The request:
Your task is to reproduce, verbatim and without pictures, the lines from the opening of the listing through the line containing "(mitte) circle [radius=266pt];".

● ● ● ● ●

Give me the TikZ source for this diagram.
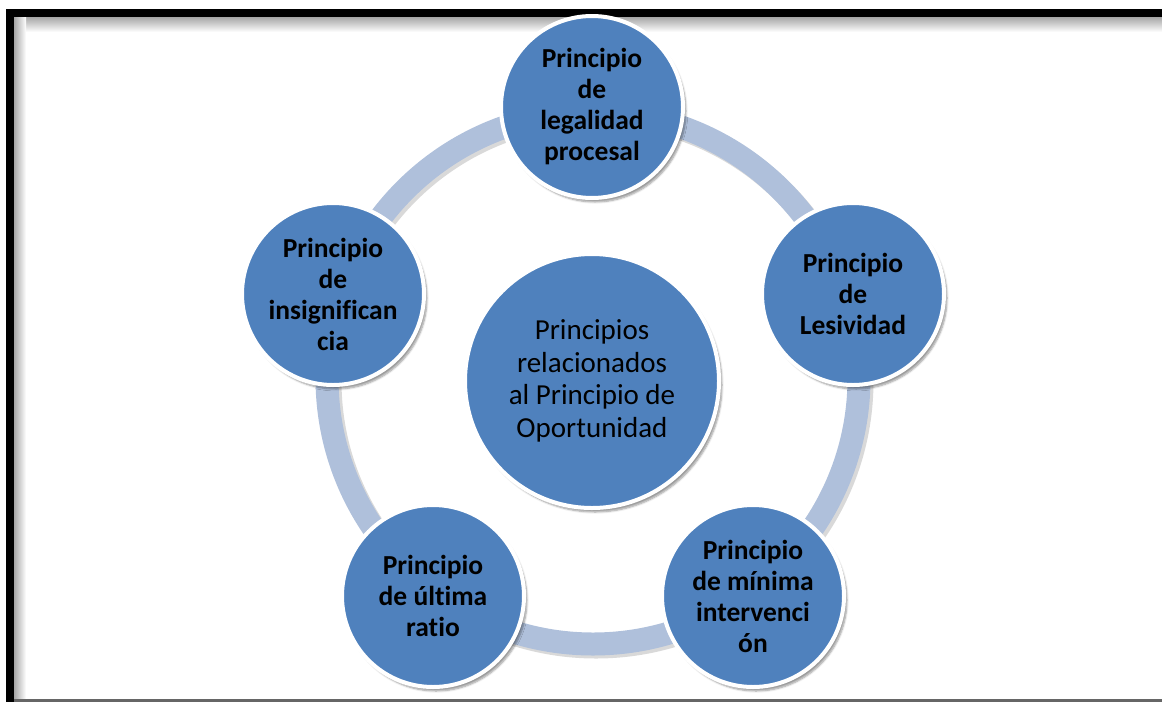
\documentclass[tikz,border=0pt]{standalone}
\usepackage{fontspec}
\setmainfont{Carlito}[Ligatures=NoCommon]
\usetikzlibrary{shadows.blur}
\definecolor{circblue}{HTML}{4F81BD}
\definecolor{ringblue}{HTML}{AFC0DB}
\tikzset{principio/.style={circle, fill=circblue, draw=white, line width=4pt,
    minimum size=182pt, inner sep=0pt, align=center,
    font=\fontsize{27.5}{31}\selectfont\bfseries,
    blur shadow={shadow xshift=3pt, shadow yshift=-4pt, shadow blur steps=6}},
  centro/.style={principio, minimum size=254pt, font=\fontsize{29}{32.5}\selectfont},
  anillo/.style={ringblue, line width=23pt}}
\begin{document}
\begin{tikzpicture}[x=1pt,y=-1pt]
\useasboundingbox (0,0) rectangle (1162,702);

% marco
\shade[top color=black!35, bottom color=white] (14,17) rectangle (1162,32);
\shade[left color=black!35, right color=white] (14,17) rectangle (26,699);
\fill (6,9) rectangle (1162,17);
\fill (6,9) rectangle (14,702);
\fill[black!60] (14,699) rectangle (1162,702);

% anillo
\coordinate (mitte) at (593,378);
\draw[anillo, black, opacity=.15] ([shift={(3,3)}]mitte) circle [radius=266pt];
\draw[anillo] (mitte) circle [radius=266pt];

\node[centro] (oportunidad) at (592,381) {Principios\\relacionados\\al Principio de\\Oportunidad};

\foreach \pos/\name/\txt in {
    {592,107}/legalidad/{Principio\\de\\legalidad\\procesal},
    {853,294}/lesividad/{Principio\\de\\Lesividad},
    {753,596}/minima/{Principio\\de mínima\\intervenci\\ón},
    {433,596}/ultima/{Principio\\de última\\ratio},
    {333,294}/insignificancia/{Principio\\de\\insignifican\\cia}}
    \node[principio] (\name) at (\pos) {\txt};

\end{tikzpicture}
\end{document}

● ● ● ● ●

Response for this exercise:
Give me the TikZ source for this diagram.
\documentclass[tikz,border=0pt]{standalone}
\usepackage{fontspec}
\setmainfont{Carlito}[Ligatures=NoCommon]
\usetikzlibrary{shadows.blur}
\definecolor{circblue}{HTML}{4F81BD}
\definecolor{ringblue}{HTML}{AFC0DB}
\tikzset{principio/.style={circle, fill=circblue, draw=white, line width=4pt,
    minimum size=182pt, inner sep=0pt, align=center,
    font=\fontsize{27.5}{31}\selectfont\bfseries,
    blur shadow={shadow xshift=3pt, shadow yshift=-4pt, shadow blur steps=6}},
  centro/.style={principio, minimum size=254pt, font=\fontsize{29}{32.5}\selectfont},
  anillo/.style={ringblue, line width=23pt}}
\begin{document}
\begin{tikzpicture}[x=1pt,y=-1pt]
\useasboundingbox (0,0) rectangle (1162,702);

% marco
\shade[top color=black!35, bottom color=white] (14,17) rectangle (1162,32);
\shade[left color=black!35, right color=white] (14,17) rectangle (26,699);
\fill (6,9) rectangle (1162,17);
\fill (6,9) rectangle (14,702);
\fill[black!60] (14,699) rectangle (1162,702);

% anillo
\coordinate (mitte) at (593,378);
\draw[anillo, black, opacity=.15] ([shift={(3,3)}]mitte) circle [radius=266pt];
\draw[anillo] (mitte) circle [radius=266pt];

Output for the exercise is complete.